Many SLO buildings have no sprinklers

Many San Luis Obispo restaurants, commercial complexes and churches are not equipped with fire sprinklers — making the buildings a higher risk for potentially fast-spreading blazes.

Fire Department officials say that the damage caused by the fire earlier this month at Foothill Square in San Luis Obispo would likely not have been so severe had the buildings been equipped with fire sprinklers.

The retail complex, located off of Foothill Boulevard and Santa Rosa Street, was completed a few months before sprinklers were first mandated by the city in the early 1980s.

Fire-sprinkler ordinances for businesses vary among local cities. The only similarity among the ordinances is that they are not retroactive; with few exceptions, older buildings that are not extensively remodeled or have changed uses can continue operating without installing fire sprinklers.

In San Luis Obispo, all new commercial and residential buildings of 1,000 square feet or more must have fire sprinklers.

City Fire Marshall Rodger Maggio said that annual inspections of businesses keep the firefighters up to date on what to expect if called to a blaze.

But an independent list of commercial complexes without sprinklers does not exist.

The recent fire may prompt city leaders to discuss making sprinkler requirements retroactive for commercial structures, Mayor Dave Romero said.

“It would be an enormous expense for a lot of businesses, and we would have to give them ample time to do it,” Romero said. “We might finally have to take that step for the safety of the community.”

Different kinds of cost

Opponents of mandating fire sprinklers, which can cost from $1.50 to $3 a square foot, say the added cost can be a hindrance in keeping construction and tenant costs affordable.

“We definitely understand that sprinklers add an increased cost to business, but weighed against human lives, they are invaluable,” said Clint Bullard, a fire inspector with County/Cal Fire.

Sprinklers are designed to contain a fire and allow additional time for people to get out of a structure and for firefighters to respond, Bullard said.

Paso Robles follows the state’s Uniform Fire codes and has the most lenient of requirements in the county. The city only requires commercial buildings of 5,000 square feet or more to have sprinklers.

Paso Robles Fire Chief Ken Johnson said the city began talking about increasing the requirement last year, but he said it became a political issue and was met by resistance from various building groups.

Johnson said he continues to advocate for the sprinklers despite the resistance.

“From the time that a fire is actually discovered and we are notified, it takes six to eight minutes to get there and begin fighting the fire,” Johnson said. “During that period of time a lot of damage can be done.”

Installing sprinklers

San Luis Obispo city leaders are known in the county for taking a proactive approach to fire safety regulations and have kept a steady pace at requiring more stringent policies than the state requires.

The City Council mandated in 1990 that the commercial buildings in the city’s downtown commercial fire zone be upgraded to include sprinklers. That zone is bordered by Santa Rosa, Nipomo, Palm and Pacific streets.

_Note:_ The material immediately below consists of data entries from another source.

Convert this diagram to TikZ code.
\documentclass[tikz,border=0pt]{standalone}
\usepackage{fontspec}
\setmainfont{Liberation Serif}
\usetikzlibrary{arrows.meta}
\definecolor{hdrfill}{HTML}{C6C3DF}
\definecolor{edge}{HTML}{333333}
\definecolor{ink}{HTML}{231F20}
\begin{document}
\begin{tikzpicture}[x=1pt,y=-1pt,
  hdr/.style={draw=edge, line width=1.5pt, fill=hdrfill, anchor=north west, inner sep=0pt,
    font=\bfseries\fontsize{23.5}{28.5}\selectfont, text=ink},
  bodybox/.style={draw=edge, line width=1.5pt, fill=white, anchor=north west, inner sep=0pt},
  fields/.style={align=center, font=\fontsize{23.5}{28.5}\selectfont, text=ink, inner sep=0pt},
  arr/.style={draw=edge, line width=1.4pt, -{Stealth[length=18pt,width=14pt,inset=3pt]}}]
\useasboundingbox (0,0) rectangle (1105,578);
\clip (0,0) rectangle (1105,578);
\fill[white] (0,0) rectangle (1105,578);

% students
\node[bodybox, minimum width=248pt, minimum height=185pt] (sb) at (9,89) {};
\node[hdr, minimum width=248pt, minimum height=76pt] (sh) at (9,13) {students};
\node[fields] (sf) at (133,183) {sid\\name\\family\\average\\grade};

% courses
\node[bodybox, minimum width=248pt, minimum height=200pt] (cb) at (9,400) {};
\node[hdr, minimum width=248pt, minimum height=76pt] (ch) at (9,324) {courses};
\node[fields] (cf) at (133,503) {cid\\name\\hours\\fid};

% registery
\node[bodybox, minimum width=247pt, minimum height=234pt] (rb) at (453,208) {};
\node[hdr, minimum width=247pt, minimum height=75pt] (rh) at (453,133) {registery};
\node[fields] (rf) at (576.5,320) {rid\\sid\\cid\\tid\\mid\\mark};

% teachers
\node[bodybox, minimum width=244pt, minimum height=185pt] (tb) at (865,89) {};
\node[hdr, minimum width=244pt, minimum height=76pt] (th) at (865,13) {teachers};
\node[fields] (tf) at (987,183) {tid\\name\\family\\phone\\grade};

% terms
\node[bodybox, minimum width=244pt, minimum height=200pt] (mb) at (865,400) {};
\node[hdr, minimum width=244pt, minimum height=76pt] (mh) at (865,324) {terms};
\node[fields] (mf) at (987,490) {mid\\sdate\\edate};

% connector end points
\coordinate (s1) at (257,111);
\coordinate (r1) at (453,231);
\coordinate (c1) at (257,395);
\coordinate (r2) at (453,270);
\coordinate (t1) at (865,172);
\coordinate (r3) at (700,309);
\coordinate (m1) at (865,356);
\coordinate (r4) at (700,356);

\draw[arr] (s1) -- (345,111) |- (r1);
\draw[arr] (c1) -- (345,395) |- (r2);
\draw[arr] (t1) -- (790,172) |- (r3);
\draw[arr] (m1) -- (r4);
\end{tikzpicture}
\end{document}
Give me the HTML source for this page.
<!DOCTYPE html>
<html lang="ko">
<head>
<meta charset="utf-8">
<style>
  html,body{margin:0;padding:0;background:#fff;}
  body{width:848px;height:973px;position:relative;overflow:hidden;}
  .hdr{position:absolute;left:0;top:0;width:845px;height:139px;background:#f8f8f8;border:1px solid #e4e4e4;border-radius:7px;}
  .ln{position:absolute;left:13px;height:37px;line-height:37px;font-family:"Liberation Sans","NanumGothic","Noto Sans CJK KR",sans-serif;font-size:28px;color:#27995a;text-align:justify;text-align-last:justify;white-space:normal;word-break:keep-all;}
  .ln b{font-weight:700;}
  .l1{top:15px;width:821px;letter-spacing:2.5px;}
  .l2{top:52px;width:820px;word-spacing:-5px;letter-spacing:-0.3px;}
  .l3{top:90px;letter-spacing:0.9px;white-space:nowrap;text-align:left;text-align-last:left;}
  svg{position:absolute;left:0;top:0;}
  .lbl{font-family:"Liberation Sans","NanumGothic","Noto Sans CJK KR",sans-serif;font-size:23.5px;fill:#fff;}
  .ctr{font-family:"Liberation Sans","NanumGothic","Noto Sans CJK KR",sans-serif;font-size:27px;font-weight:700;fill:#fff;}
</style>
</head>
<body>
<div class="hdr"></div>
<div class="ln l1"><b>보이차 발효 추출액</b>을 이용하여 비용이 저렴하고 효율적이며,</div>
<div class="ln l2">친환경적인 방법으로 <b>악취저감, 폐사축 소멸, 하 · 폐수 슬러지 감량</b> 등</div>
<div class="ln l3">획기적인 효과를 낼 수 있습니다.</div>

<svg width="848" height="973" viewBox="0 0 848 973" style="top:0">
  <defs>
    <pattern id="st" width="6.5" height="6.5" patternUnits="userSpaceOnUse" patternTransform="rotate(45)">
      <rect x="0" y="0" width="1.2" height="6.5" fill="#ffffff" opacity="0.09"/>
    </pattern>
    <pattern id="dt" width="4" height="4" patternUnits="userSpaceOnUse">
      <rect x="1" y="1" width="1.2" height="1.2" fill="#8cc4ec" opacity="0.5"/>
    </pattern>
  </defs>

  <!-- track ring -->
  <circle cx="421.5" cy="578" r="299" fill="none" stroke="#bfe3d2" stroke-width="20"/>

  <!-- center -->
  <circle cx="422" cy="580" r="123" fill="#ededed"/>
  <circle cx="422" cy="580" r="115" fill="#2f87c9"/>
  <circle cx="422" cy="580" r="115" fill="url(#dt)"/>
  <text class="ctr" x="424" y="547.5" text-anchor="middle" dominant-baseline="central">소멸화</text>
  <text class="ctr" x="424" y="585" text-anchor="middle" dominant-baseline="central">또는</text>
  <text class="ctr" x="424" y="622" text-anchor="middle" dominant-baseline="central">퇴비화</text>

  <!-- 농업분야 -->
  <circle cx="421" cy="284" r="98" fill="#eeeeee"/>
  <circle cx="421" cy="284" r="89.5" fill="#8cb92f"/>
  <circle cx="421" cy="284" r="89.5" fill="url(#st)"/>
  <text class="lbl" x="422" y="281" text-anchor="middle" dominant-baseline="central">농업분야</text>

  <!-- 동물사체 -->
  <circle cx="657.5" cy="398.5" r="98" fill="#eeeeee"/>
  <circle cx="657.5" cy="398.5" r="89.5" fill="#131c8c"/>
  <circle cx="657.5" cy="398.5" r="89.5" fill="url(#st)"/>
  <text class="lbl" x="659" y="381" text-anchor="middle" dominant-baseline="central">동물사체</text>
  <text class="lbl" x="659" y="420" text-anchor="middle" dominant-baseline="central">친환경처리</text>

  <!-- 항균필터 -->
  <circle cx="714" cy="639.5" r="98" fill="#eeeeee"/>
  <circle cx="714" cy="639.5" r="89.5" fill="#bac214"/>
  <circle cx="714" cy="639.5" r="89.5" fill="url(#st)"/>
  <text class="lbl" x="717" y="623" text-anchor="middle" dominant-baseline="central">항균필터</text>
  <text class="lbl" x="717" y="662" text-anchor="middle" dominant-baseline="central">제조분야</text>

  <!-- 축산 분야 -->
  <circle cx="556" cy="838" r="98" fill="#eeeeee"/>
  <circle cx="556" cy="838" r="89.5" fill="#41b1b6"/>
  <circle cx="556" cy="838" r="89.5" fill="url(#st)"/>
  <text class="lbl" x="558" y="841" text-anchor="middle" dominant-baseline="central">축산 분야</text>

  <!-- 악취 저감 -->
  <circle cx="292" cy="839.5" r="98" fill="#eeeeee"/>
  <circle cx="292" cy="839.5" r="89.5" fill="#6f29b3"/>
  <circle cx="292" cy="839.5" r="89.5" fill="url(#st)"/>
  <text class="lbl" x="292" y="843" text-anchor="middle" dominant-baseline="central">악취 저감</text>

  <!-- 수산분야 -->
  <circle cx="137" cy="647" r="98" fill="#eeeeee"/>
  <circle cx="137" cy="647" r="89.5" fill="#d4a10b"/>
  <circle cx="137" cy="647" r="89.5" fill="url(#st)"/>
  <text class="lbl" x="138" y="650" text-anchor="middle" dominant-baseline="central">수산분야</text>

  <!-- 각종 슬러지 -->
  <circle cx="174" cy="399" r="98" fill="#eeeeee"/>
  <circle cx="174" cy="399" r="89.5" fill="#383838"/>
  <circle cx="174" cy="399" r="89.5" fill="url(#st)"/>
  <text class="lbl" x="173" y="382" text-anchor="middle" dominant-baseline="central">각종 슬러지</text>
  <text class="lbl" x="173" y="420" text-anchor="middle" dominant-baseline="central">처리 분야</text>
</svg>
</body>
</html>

“All of those buildings downtown are older and pose a threat because of how close they are to each other,” said Tim Girvin, city chief building official. “If one catches on fire, it may jump to the next, and the next, and the next. We didn’t want the whole downtown to go up in flames.”

As downtown businesses complete mandated retrofits, they are also installing sprinklers, he said. The last of the buildings should be outfitted with sprinklers in the next few years.

A program to identify hazardous buildings in the city was launched by the San Luis Obispo Fire Department in January 2009.

The list includes 120 structures that pose an additional threat for various reasons: some contain highly combustible materials, some are large public buildings, and others do not have fire sprinklers.

A plan is developed in advance for each of the structures should a fire break out there. The planning process includes measuring and photographing the buildings, Maggio said.

The Foothill Square complex was not on that list because there are so many similar strip malls in the city, he said.